Born in 1954 to farmers in central Rwanda, Rusesabagina briefly studied theology after school before taking a job at a hotel and studying hospitality in Kenya and Switzerland.

Back in Rwanda in 1984, he was hired as assistant general manager at the most prestigious hotel in Kigali at the time -- the Hotel des Mille Collines, a five-star Belgian-owned establishment.

Carine Kanimba: 'Dad has always advocated for justice, peace and human rights. Now he's the one whose rights are being violated'.  By JOHN THYS AFPFile Carine Kanimba: 'Dad has always advocated for justice, peace and human rights. Now he's the one whose rights are being violated'. By JOHN THYS (AFP/File)

In April 1994, when the genocide began, Rusesabagina was besieged inside the Mille Collines with his family and hundreds of guests -- mainly ethnic Tutsis like his wife, seeking refuge from machete-wielding mobs outside the hotel gates.

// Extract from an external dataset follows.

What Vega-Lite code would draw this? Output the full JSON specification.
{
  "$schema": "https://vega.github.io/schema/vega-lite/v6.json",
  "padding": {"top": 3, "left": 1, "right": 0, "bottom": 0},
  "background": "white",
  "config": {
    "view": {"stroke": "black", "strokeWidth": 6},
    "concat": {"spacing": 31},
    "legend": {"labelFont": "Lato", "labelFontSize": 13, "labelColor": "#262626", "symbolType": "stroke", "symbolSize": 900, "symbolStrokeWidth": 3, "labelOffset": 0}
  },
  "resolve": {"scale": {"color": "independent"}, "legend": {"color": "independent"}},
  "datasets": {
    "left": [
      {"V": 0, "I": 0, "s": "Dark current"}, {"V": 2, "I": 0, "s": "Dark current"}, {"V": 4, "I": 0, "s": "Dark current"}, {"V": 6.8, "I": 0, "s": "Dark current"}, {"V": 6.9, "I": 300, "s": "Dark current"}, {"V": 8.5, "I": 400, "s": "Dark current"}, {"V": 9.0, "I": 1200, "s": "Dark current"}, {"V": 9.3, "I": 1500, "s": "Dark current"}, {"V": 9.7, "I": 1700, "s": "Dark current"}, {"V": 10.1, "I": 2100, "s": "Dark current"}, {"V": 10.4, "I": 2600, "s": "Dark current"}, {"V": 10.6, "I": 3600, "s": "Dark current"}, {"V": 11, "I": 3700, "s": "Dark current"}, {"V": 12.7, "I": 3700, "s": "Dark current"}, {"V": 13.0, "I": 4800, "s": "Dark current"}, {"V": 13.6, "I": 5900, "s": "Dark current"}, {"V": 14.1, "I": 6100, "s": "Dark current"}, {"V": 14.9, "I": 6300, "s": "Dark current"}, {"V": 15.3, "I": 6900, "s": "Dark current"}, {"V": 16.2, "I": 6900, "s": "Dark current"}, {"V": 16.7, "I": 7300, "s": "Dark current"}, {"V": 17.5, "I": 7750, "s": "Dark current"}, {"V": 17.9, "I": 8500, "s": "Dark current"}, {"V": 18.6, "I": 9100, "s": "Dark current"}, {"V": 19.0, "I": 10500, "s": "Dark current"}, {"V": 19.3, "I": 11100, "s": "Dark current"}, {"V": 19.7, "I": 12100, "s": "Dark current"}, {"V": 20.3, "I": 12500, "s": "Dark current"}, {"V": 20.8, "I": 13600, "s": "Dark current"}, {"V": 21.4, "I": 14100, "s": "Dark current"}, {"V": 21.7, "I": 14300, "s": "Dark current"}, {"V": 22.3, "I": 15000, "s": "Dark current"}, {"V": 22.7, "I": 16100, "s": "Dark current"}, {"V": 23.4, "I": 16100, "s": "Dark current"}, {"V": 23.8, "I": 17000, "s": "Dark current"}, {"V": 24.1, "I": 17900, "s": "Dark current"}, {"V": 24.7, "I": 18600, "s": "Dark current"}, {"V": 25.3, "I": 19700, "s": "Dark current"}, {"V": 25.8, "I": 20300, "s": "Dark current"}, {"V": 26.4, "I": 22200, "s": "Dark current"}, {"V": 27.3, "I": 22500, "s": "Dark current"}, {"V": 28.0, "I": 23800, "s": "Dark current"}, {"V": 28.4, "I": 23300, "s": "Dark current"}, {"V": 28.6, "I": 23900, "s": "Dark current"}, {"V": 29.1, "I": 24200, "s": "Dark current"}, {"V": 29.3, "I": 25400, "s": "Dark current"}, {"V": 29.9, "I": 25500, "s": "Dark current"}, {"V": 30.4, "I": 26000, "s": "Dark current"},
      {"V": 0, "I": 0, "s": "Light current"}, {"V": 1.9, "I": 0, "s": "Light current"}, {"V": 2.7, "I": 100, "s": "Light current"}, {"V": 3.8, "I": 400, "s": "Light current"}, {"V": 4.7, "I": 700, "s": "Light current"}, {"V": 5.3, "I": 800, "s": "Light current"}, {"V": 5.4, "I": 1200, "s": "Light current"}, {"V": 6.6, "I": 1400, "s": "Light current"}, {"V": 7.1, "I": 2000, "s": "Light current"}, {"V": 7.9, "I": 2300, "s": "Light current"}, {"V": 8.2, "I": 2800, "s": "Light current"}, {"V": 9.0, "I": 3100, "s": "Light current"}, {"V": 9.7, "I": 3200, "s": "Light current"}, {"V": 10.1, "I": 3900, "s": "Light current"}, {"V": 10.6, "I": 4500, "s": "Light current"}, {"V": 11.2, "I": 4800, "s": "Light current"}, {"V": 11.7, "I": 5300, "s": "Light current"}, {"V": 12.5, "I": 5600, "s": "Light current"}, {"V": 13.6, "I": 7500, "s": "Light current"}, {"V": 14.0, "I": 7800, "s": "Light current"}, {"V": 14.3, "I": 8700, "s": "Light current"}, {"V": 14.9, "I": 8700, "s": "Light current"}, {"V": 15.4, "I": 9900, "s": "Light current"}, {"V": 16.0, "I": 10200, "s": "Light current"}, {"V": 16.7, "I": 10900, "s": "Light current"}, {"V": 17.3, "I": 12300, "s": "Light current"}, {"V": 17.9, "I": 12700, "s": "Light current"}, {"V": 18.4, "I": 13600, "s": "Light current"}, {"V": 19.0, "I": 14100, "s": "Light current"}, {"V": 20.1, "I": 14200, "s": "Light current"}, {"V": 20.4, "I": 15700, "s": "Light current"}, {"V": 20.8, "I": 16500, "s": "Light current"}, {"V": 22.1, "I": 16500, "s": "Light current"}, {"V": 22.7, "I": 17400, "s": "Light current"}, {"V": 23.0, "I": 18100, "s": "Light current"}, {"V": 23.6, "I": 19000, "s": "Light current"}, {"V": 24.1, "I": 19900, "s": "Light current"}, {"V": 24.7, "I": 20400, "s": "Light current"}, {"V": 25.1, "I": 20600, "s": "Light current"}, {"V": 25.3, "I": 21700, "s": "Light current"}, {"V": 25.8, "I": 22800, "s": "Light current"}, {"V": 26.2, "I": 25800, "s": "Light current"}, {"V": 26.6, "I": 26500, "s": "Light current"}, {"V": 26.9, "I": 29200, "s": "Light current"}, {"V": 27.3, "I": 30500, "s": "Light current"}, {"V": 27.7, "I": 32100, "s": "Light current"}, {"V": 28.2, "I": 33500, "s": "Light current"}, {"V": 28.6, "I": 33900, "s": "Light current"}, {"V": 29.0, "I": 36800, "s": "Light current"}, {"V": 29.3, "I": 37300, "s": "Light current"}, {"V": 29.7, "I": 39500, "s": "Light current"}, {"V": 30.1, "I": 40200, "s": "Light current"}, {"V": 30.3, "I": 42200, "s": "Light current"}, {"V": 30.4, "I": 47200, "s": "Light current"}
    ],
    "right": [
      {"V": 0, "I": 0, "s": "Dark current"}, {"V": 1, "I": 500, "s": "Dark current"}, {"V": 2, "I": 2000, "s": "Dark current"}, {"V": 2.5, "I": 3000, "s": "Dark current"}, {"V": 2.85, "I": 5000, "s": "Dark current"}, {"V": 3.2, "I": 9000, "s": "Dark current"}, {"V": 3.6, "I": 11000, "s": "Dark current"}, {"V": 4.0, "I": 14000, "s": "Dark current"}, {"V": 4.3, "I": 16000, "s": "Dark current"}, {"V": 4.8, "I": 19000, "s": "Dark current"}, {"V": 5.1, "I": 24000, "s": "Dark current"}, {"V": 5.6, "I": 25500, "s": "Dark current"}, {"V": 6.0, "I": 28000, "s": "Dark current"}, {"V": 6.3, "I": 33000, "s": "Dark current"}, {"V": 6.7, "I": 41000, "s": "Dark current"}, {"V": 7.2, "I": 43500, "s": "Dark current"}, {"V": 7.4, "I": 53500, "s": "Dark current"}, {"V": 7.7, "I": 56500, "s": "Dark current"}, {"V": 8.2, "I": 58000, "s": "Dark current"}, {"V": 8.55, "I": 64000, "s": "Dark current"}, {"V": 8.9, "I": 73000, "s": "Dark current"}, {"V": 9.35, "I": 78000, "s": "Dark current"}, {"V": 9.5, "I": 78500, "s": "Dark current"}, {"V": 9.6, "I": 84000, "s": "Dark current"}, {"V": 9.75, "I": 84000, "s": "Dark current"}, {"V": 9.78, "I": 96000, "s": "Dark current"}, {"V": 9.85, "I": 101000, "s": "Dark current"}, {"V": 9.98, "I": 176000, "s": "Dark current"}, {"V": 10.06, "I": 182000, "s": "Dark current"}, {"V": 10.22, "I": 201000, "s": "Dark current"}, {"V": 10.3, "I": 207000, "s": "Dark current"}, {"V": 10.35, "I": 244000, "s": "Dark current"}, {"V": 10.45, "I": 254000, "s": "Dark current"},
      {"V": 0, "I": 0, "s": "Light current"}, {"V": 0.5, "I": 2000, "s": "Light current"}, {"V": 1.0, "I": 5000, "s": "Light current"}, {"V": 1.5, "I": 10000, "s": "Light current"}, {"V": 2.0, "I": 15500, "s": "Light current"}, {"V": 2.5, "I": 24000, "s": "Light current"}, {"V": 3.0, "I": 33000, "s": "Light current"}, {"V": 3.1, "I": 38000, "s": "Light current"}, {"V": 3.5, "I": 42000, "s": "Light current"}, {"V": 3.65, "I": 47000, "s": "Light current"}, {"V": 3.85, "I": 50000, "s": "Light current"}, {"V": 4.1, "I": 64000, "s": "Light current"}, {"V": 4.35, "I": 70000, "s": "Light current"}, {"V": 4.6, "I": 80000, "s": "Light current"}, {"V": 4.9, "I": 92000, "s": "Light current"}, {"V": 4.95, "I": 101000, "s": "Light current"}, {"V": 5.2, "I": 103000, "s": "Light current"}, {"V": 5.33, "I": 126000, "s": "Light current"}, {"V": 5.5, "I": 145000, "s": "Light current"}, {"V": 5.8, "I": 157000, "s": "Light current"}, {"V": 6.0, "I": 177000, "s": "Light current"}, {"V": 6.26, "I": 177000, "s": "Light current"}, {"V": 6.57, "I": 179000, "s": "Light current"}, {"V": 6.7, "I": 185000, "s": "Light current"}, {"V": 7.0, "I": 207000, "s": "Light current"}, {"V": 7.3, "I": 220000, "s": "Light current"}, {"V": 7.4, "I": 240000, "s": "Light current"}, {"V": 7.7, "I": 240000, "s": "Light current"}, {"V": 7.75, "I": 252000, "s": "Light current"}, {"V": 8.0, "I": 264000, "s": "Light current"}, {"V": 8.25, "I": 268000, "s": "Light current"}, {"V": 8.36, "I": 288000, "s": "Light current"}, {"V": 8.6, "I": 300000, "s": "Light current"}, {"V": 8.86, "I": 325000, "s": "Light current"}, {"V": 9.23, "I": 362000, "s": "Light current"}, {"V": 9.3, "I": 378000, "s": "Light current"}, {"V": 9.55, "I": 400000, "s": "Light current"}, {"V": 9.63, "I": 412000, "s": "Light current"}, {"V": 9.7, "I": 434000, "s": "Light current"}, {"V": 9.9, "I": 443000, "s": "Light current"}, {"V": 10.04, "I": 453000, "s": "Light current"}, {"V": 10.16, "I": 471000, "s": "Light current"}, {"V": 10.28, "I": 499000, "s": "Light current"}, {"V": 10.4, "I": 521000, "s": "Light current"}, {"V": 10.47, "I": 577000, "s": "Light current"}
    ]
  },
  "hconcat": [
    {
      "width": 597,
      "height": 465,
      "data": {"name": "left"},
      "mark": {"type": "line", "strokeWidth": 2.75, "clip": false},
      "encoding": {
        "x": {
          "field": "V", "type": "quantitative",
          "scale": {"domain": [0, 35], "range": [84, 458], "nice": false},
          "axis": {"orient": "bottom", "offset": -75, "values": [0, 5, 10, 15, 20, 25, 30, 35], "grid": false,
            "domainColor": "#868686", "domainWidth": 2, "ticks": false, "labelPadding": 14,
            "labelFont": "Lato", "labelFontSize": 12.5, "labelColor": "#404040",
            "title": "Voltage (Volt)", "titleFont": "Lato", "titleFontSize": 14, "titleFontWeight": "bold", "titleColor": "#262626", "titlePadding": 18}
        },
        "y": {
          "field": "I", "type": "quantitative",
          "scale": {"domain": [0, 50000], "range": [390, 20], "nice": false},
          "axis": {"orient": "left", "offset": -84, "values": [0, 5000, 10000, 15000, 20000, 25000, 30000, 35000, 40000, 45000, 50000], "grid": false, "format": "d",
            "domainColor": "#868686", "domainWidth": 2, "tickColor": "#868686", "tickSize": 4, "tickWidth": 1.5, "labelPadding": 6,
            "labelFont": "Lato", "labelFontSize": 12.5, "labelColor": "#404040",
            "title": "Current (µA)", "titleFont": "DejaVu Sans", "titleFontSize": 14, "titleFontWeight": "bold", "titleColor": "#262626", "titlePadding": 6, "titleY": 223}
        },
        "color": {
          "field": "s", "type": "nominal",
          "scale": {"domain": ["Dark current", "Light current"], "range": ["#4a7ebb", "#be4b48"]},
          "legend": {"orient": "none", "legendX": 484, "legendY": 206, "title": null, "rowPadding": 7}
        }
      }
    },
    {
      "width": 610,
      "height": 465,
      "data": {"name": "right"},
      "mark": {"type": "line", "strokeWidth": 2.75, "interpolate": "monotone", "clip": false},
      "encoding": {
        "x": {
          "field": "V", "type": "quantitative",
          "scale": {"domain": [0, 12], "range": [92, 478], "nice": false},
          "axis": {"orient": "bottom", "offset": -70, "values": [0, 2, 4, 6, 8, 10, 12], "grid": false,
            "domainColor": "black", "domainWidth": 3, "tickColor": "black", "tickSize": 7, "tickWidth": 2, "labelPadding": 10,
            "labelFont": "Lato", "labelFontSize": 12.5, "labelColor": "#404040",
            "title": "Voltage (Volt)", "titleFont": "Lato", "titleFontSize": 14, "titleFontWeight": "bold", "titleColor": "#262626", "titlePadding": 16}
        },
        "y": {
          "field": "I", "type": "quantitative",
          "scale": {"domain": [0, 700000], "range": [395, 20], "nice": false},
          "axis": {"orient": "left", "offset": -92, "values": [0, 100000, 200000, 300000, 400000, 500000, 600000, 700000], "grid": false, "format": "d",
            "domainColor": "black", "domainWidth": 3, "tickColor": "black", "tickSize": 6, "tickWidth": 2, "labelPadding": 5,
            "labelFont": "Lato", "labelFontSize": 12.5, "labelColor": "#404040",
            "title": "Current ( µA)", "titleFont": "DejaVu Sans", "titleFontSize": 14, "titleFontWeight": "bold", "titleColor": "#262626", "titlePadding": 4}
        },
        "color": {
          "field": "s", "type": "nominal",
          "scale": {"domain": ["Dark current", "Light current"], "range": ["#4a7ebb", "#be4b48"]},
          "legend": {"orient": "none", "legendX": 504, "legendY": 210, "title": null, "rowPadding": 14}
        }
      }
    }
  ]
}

Rusesabagina, a moderate Hutu critical of the extremist regime, appeased the killers with beer and used his connections to barter for food as guests drank pool water in desperation.

Late at night, he sent SOS appeals to European governments and then US-president Bill Clinton using the hotel fax line.

American journalist Philip Gourevitch, who met Rusesabagina while researching the genocide, described "a mild-mannered man, sturdily built and rather ordinary-looking".

"That is how he seemed to regard himself as well, as an ordinary person who did nothing extraordinary in refusing to cave in to the insanity that swirled around him," Gourevitch wrote in his 1998 book "We Wish to Inform You That Tomorrow We Will Be Killed With Our Families".

Fiery critic

Rusesabagina returned to work but became disillusioned with the new Tutsi-dominated government that ousted the Hutu regime and ended the 100-day slaughter that left about 800,000 Rwandans dead.

He accused the Rwandan Patriotic Front (RPF), particularly its leader Paul Kagame, of authoritarianism and promoting anti-Hutu sentiment as the new rulers violently consolidated their power after the genocide.

Rusesabagina left Rwanda in 1996 along with other moderates who believed the space for political opposition was fast shrinking. He relocated to Belgium with his wife and children and faded into obscurity.

Rusesabagina received the Presidential Medal of Freedom from US President George W. Bush in 2005.  By MANDEL NGAN AFPFile Rusesabagina received the Presidential Medal of Freedom from US President George W. Bush in 2005. By MANDEL NGAN (AFP/File)

But the 2004 release of "Hotel Rwanda" made Rusesabagina an overnight celebrity.

He was awarded the US Presidential Medal of Freedom, and toured the globe warning of the evils of man.

Over time, he increasingly used his new platform to thunder against Kagame and the RPF in fiery tirades that alienated some allies and attracted powerful enemies.

He came under relentless attack, with Kagame supporters shouting him down at speaking events all over the world.

Survivors from the Mille Collines turned against him, accusing Rusesabagina of profiting from their misery and embellishing his heroics.

As the hounding intensified, Rusesabagina's rhetoric turned darker, said Timothy Longman, who first met the hotelier in the mid-1990s.

"He's always been a soft-spoken person, fairly moderate. What's happened over time, of course, is that as he was attacked, he got pushed into more extreme positions," said Longman, a professor of political science and international relations at Boston University.

Enemy of the state

Rusesabagina was closely involved with exiled political opposition groups.

But in a 2018 video, he pledged support for the National Liberation Front -- an armed group considered a terrorist organisation by Rwanda.

"The time has come for us to use any means possible to bring about change in Rwanda, as all political means have been tried and failed," he said.

Two years later, Rusesabagina boarded a plane he believed was bound for Burundi but landed instead in Rwanda.

He was arrested and put on trial as an enemy of the state.

Frail and bald, clad in the pink uniform worn by Rwandan prisoners, Rusesabagina has now become the focus of a global campaign led by his daughters Anaise and Carine, who on Monday told AFP she was worried he would "be killed in prison".